TASK REQUIREMENTS:
Lines that hold the word "matplotlib" should be located and copied.

+--

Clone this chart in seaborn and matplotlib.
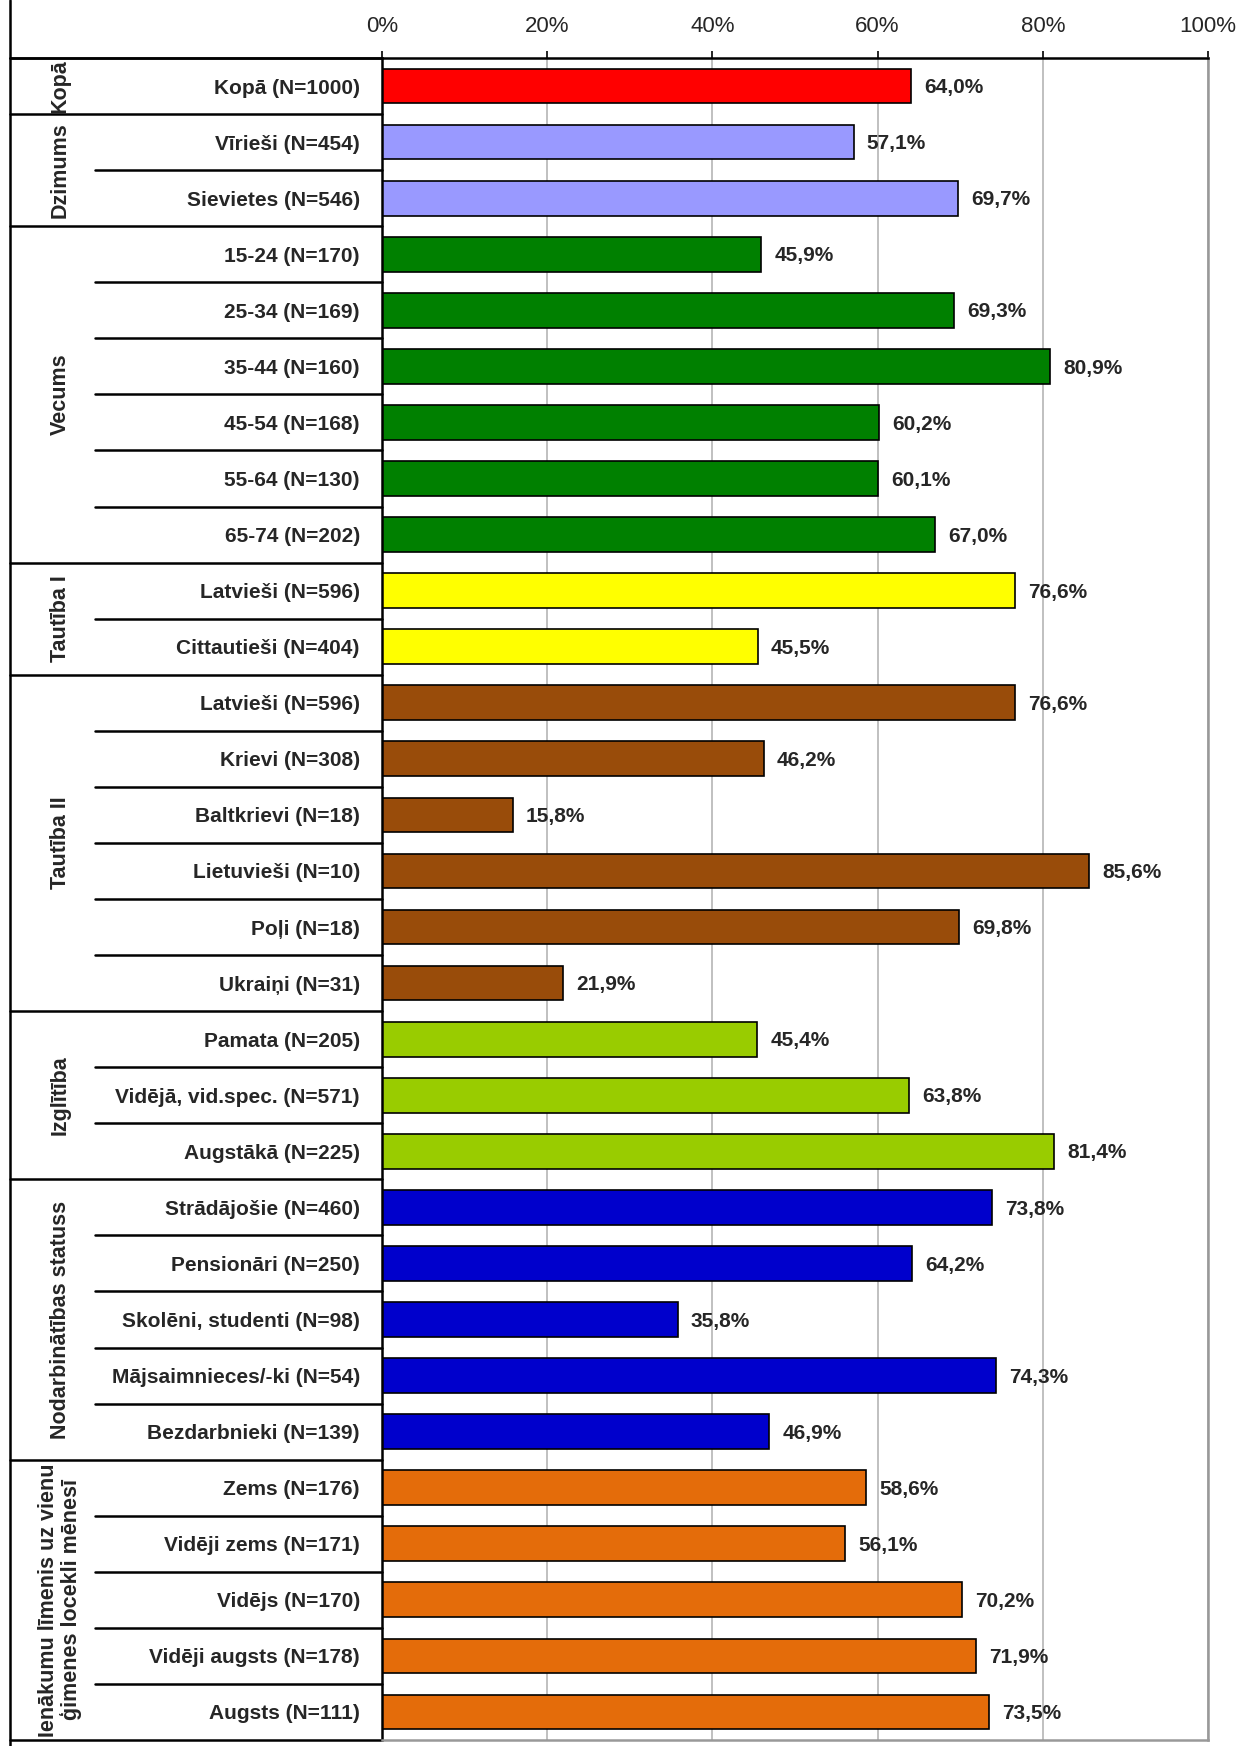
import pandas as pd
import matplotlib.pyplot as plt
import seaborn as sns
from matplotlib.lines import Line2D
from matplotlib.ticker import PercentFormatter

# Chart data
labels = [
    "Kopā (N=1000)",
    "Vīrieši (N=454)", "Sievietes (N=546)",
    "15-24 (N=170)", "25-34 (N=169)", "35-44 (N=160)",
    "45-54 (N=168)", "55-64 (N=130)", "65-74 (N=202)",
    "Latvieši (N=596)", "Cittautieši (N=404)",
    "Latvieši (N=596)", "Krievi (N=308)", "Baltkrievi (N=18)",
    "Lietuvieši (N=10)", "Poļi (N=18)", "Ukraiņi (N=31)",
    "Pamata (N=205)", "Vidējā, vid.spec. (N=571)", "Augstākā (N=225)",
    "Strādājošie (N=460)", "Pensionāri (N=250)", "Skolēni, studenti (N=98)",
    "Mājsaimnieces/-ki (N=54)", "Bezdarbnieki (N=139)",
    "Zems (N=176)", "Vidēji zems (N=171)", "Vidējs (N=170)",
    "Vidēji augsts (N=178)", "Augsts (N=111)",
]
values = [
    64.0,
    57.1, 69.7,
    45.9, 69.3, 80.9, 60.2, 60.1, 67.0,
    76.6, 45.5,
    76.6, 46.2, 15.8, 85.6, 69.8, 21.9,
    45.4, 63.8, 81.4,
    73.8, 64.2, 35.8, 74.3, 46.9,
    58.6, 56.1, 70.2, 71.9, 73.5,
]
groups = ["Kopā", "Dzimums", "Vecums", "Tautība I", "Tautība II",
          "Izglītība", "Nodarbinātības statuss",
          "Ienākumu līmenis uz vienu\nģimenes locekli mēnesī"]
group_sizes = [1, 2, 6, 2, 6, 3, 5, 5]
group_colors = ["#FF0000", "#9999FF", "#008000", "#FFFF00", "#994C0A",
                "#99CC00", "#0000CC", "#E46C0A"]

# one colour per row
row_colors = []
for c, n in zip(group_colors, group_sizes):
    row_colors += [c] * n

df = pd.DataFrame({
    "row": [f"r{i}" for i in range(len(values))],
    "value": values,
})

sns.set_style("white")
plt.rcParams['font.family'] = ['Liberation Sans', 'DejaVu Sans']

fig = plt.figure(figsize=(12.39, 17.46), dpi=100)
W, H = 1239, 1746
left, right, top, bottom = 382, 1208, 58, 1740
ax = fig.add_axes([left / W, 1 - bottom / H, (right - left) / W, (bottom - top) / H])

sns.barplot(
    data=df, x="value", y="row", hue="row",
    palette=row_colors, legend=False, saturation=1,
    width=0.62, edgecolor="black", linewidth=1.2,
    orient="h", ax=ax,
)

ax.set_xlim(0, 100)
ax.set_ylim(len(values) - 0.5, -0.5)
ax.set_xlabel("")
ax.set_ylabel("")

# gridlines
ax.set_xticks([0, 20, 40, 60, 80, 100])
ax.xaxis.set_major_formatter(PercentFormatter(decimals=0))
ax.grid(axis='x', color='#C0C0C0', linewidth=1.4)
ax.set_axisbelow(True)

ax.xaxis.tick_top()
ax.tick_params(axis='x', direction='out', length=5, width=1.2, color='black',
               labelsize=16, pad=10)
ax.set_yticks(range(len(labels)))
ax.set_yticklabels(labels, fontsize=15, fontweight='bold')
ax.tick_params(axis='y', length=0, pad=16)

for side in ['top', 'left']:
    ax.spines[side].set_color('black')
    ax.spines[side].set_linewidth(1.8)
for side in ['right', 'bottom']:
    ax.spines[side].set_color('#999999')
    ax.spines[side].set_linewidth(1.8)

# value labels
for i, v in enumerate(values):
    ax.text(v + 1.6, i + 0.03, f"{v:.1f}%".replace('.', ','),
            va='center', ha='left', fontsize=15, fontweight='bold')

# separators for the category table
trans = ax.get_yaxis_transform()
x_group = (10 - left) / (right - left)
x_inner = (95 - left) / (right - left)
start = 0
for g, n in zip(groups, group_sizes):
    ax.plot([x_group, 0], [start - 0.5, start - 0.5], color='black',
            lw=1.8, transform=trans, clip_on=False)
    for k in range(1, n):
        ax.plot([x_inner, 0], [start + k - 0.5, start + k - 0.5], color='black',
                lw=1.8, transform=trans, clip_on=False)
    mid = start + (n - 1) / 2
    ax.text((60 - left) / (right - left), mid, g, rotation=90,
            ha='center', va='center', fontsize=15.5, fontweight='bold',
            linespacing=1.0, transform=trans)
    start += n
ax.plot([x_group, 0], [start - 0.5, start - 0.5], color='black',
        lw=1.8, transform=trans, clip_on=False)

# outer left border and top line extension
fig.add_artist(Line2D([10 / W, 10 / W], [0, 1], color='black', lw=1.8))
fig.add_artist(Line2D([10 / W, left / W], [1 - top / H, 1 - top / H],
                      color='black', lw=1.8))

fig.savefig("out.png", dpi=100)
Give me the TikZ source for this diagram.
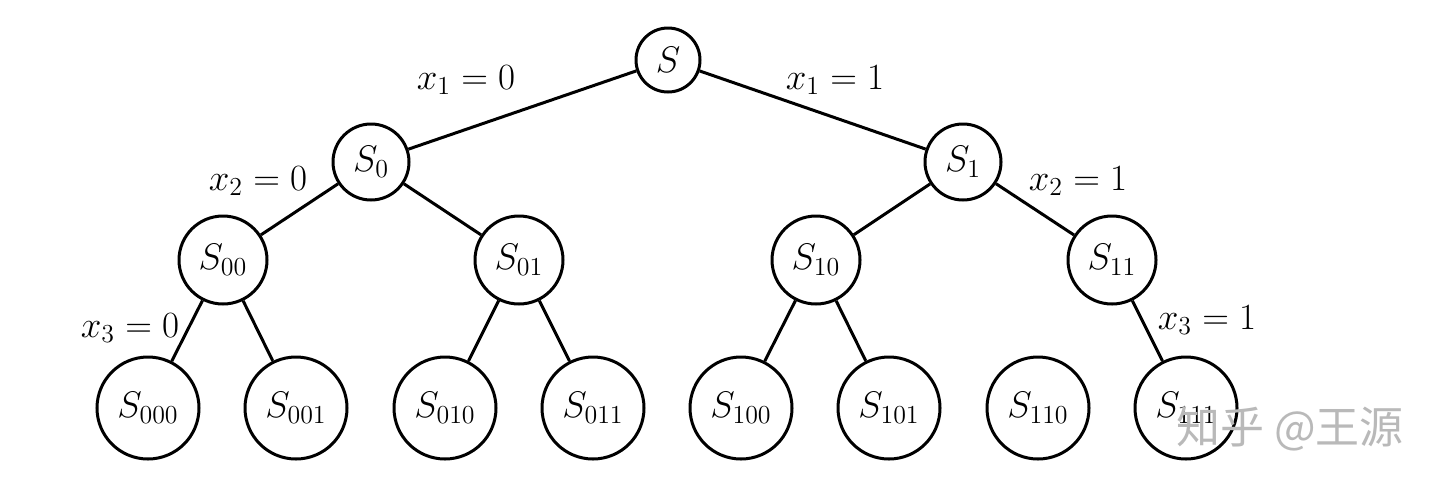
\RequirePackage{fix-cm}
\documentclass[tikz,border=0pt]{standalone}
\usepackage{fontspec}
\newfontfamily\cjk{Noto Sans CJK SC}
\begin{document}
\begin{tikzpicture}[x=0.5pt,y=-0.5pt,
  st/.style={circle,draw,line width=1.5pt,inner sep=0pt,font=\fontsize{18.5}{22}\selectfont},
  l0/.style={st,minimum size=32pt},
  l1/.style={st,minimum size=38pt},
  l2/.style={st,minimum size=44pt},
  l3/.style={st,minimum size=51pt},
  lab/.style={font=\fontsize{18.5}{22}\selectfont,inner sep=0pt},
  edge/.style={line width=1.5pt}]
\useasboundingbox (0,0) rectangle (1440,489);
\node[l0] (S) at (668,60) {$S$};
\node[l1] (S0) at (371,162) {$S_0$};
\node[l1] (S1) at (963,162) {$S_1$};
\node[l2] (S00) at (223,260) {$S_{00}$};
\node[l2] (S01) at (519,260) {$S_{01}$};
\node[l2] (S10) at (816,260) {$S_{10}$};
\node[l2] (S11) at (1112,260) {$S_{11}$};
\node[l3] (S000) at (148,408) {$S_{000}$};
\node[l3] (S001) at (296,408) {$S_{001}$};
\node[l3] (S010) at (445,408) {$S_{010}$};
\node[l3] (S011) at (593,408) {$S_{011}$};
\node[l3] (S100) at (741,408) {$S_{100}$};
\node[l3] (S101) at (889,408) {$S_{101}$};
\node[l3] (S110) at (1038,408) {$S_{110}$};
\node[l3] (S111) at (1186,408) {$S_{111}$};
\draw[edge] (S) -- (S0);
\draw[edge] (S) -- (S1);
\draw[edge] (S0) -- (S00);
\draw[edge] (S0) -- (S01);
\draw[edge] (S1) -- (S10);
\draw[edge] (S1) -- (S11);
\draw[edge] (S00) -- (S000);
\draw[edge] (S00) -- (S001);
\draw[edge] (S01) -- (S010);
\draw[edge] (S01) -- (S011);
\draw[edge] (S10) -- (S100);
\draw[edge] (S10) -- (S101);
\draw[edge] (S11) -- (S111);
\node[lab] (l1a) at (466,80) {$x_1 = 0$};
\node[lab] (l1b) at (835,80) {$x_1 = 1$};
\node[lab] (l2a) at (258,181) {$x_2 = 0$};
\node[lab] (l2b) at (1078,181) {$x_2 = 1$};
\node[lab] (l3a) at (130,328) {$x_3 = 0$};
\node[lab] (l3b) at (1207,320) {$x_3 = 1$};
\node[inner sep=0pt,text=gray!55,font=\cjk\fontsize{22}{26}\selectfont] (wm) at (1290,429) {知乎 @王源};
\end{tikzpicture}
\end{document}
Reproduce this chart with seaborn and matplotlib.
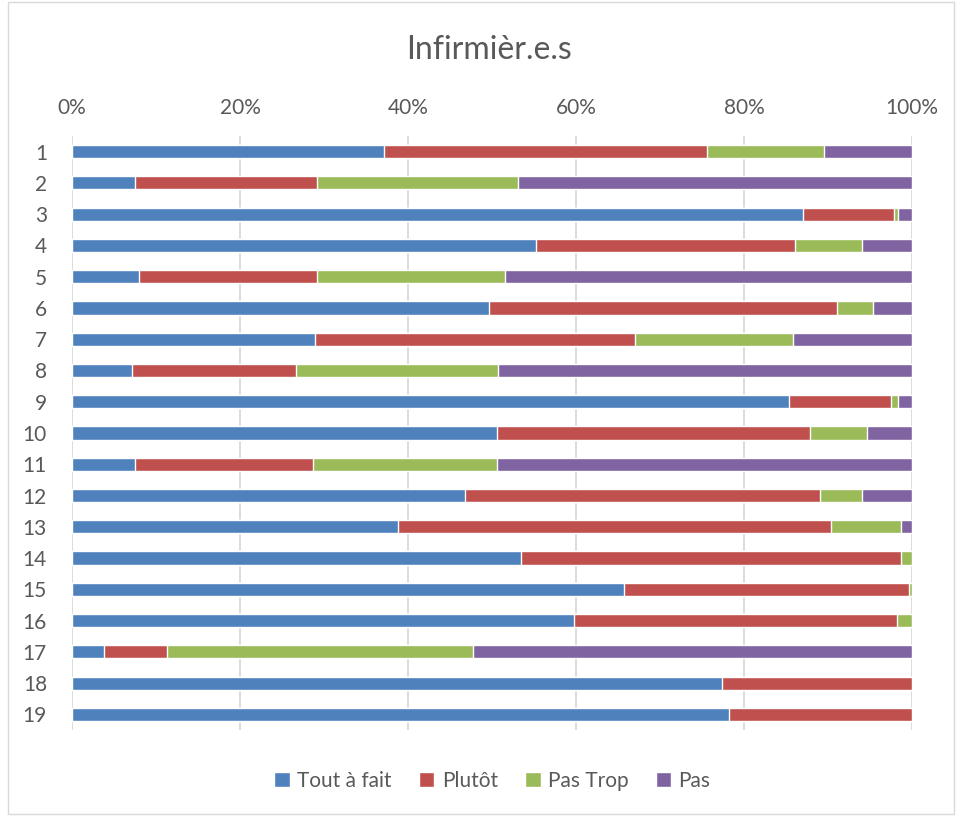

+--

EXPECTED ANSWER:
Clone this chart in seaborn and matplotlib.
import matplotlib.pyplot as plt
from matplotlib.lines import Line2D
from matplotlib.ticker import PercentFormatter
Reproduce this chart with seaborn and matplotlib.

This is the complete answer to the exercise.